Cancers of the head and neck begin with lesions in the oral cavity, including the larynx, pharynx, throat, lips, mouth, salivary glands, and nasal passages. Although the incidence of HNSCC has been on the decline over the past several decades, the National Cancer Institute reports that approximately 3% of all cancers in the U.S. result from HNSCC, with men being diagnosed twice as often as women. Treatment for HNSCC includes surgical removal and chemo-radiation treatment; however, these interventions often fail, and patients have a five-year survival rate of only 50%. It is critical to determine better treatment options for HNSCC patients.

One way researchers at MUSC are trying to improve the treatment of HNSCC is by enhancing the body’s own immune system to attack the tumor.

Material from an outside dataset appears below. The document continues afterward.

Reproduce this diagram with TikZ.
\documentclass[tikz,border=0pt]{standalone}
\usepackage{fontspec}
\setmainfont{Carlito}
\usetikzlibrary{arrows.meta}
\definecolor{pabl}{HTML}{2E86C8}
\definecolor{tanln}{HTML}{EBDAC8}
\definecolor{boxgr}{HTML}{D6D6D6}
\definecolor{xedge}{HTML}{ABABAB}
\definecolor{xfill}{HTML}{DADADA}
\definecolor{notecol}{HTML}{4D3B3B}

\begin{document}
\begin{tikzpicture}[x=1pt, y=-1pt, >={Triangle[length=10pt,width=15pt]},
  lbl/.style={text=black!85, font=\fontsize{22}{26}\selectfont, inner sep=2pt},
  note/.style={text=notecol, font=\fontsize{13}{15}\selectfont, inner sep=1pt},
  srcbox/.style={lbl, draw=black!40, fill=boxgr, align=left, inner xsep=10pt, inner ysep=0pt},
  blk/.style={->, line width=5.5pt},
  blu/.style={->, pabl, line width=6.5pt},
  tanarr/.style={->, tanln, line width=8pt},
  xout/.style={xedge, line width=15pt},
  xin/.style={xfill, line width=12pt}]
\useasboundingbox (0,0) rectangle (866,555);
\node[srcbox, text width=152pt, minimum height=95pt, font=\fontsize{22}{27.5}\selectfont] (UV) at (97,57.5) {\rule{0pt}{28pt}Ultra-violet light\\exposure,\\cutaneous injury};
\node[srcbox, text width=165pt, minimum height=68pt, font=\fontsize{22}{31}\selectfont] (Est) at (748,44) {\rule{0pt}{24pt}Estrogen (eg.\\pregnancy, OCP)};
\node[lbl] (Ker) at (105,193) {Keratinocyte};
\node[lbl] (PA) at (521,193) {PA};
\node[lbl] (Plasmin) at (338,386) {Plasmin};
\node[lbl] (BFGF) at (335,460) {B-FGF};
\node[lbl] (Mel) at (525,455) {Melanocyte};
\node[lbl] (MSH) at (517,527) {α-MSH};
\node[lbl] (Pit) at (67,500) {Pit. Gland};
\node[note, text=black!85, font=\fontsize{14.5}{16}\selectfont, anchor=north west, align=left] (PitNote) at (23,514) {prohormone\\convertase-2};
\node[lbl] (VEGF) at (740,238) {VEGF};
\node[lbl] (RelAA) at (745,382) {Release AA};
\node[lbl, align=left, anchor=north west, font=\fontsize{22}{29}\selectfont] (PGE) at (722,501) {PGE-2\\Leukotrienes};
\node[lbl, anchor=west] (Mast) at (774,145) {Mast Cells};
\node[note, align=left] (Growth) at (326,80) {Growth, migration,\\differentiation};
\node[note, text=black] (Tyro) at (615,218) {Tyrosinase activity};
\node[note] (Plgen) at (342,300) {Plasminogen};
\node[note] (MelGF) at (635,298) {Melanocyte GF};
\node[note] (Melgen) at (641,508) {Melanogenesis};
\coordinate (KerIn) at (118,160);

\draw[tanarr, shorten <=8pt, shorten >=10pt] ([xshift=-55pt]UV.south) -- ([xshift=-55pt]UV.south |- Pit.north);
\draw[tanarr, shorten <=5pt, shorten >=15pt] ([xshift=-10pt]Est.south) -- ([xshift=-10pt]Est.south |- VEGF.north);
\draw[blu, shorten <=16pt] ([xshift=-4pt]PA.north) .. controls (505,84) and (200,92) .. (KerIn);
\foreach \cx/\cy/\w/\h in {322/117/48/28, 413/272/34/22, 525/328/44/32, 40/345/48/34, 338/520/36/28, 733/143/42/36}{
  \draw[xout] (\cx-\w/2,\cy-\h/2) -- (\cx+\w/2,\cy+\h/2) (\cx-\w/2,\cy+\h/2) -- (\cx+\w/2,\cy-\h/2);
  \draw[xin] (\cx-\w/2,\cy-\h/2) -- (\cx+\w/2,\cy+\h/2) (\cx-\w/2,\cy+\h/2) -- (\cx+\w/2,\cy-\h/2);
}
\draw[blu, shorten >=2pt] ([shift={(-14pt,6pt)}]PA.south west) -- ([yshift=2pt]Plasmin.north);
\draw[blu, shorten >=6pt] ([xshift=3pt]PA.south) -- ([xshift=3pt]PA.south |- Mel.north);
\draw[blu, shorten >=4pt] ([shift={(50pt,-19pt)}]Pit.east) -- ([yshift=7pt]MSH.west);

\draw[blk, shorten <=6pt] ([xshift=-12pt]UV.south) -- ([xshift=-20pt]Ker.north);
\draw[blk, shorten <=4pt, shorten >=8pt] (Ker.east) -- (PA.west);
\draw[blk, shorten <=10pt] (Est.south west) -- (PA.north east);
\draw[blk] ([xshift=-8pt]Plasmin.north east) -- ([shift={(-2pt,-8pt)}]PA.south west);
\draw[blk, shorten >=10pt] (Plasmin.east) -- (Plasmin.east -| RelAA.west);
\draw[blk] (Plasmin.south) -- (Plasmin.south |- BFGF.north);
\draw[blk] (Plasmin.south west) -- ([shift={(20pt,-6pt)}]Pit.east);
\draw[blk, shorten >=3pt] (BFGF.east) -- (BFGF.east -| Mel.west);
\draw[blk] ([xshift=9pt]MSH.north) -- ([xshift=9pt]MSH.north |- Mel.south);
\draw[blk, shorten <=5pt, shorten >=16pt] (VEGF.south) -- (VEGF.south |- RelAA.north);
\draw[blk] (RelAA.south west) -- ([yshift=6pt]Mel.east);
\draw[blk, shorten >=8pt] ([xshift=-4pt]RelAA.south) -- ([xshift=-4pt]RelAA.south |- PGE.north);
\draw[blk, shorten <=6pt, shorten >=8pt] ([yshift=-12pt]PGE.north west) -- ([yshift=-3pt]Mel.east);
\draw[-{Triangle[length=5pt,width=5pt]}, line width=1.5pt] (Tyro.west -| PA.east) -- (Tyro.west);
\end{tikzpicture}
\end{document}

“There’s a lot of effort to stimulate immune reactivity using immunotherapy. The problem with that is cancer can protect itself against the immune defenses. Head and neck cancer is notorious for that,” said immunologist M. Rita Young, Ph.D., senior author for this study, who holds a dual appointment at MUSC and the Ralph H. Johnson VA Medical Center.

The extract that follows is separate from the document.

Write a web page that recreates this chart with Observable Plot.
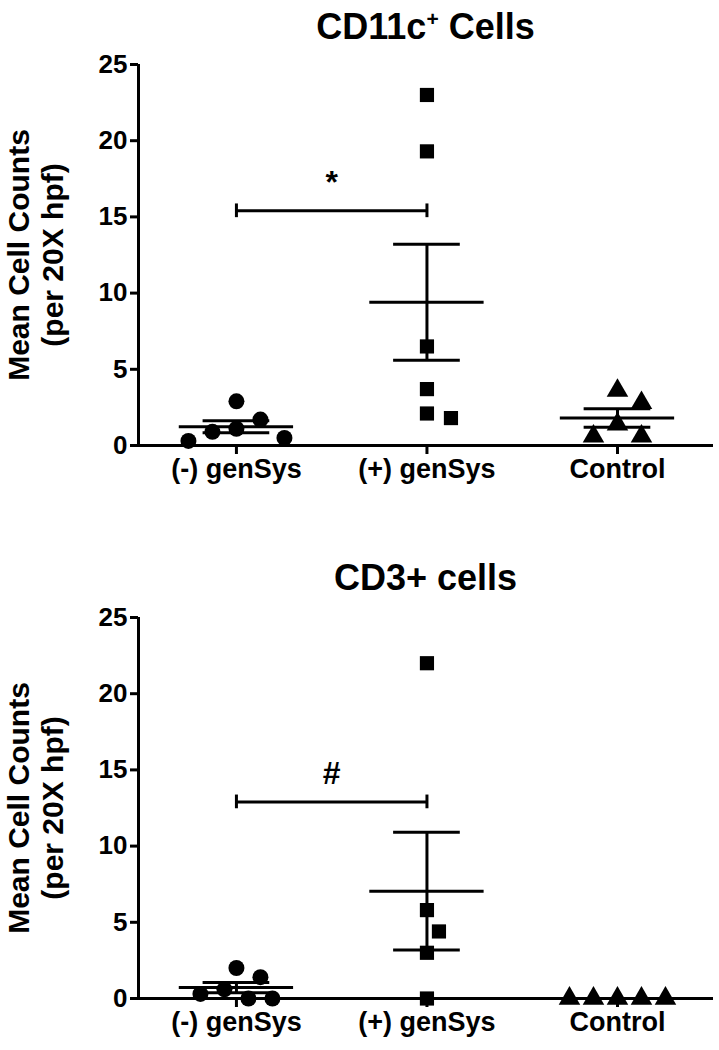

As an immunologist, Young has been working on addressing this problem by studying how the immune system affects tumor progression. Previous work from her laboratory has shown that the composition of immune cells within premalignant lesions differs from that within HNSCC. Significantly, as premalignant cells develop into HNSCC, the immune environment switches from stimulatory/inflammatory to immunosuppressive. This change in the tumor microenvironment prevents the immune system from combating the cancer. Prostaglandin may be an important mediator of this switch.

The current study used a novel mouse model of HNSCC to determine how inhibition of prostaglandin affects tumor progression. Mice with premalignant lesions were given indomethacin, an NSAID that inhibits the production of prostaglandin. Indomethacin treatment increased the presence of immune cells at the lesion site and led to a systemic activation of the immune system. Specifically, there was an increase in both Th1-associated cytokines (IL-2 and IFN-γ) as well as Th2-associated cytokines (IL-10). This activation of the immune system reduced the progression of premalignant lesions to HNSCC.

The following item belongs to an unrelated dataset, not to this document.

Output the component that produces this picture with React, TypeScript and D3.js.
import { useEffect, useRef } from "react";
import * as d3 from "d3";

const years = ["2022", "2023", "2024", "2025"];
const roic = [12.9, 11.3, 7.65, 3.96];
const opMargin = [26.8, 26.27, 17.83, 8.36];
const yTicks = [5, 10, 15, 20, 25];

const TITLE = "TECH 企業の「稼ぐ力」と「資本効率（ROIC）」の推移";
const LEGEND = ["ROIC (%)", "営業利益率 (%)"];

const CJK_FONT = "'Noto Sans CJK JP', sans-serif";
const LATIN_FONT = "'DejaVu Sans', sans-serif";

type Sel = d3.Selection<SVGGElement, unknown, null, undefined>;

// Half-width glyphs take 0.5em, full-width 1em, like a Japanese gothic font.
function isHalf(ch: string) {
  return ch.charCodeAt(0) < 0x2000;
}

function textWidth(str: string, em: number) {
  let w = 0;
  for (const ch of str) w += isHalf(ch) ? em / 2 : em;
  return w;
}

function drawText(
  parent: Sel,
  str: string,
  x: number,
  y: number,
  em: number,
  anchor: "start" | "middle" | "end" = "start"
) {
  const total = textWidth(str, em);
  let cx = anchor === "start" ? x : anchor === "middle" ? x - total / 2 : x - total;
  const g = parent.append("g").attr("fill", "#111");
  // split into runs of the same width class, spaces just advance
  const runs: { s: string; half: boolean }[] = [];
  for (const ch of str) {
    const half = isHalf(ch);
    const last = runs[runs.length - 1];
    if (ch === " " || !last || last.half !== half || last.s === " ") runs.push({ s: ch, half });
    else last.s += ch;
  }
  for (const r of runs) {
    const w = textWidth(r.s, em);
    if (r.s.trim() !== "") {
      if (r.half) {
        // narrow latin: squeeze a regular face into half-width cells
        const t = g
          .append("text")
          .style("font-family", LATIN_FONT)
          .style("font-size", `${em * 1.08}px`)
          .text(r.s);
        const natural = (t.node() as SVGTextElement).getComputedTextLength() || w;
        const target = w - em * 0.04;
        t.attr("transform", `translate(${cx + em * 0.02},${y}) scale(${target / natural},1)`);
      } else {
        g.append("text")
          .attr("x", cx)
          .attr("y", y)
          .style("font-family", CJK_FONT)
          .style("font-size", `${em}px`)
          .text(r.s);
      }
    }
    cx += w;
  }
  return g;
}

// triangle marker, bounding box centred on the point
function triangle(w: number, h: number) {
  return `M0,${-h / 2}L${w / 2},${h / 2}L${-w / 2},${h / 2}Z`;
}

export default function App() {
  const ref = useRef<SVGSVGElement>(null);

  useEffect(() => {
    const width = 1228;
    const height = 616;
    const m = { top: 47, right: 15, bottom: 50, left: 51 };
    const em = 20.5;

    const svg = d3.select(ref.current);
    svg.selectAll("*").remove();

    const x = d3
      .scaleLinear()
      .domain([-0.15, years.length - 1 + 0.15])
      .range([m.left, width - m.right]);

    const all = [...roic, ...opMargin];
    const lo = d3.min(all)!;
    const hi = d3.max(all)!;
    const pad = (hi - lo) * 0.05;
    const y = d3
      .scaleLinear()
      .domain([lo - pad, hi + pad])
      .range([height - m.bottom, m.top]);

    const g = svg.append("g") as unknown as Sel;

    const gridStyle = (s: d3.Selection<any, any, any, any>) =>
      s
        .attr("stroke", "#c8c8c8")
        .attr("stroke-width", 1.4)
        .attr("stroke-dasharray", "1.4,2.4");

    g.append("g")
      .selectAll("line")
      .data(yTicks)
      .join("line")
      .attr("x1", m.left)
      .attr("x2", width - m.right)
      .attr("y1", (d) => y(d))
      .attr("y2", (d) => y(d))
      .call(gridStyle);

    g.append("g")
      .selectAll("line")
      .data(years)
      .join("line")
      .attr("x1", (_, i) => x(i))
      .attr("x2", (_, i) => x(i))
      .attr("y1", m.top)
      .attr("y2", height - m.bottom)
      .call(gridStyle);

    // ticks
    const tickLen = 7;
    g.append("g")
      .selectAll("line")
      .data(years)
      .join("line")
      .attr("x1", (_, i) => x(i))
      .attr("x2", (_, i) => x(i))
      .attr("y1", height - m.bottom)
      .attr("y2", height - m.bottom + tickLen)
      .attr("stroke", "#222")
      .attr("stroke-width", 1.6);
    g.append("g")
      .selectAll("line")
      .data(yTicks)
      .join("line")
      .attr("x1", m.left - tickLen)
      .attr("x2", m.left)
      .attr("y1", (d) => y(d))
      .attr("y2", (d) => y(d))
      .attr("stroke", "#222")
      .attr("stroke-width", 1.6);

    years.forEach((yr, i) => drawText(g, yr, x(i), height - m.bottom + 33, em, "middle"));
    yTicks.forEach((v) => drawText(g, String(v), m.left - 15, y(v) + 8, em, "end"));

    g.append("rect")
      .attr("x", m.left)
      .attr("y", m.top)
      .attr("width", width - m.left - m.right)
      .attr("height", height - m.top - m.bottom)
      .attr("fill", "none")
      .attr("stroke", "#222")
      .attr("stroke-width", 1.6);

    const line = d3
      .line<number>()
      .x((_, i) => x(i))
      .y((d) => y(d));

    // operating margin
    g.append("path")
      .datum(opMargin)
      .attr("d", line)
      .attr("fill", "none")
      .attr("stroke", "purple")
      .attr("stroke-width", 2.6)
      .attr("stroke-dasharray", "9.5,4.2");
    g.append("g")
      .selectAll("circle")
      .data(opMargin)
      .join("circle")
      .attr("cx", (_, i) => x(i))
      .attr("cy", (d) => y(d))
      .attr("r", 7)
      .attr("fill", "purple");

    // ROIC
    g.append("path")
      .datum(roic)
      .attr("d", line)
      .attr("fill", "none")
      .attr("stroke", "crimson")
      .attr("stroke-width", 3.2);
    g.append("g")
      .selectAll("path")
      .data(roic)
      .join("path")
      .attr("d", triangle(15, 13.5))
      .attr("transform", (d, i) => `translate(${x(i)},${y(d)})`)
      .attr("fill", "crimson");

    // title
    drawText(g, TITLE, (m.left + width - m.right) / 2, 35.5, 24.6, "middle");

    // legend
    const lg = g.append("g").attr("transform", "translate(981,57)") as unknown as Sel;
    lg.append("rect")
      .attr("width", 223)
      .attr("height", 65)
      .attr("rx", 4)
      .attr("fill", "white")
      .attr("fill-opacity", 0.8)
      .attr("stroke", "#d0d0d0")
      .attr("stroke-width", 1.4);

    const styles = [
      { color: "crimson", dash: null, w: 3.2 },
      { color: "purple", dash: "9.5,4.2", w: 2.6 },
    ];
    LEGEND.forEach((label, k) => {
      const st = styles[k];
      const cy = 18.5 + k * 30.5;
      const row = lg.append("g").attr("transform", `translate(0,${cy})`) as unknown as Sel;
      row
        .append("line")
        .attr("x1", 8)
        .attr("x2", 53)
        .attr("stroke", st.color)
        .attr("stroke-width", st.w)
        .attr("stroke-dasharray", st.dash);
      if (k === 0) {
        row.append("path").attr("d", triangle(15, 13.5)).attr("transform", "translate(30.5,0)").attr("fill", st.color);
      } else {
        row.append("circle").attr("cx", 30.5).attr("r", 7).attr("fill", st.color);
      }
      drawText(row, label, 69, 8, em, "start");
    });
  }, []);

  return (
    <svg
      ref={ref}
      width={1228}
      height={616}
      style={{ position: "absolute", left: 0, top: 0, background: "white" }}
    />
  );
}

Future studies in this area will be focused on maintaining a strong immune presence in pre-malignant lesions for patients. If studies in humans bear out these preclinical findings, further research using more specific prostaglandin inhibitors in combination with other immunomodulatory compounds could provide a better treatment regimen to prevent the formation of HNSCC.

“Immunotherapy should be considered as a treatment strategy for premalignant lesions before they progress to cancer. We can detect them. Why not treat them?” said Young. Furthermore, these intervention strategies may be able to help prevent smaller, as yet undetectable lesions from progressing to HNSCC.

This work provides strong evidence that treatment of premalignant lesions with indomethacin reduces the tumorigenicity of HNSCC. A better understanding of the mechanisms by which the immune system combats early-stage cancer could lead to improved clinical outcomes in HNSCC, and potentially, other types of cancer as well.

“If we can be more persistent and focused on finding premalignant lesions before they become malignant, simple therapies might be beneficial,” said Sara Johnson, Ph.D., a postdoctoral fellow at MUSC and a co-author on the article.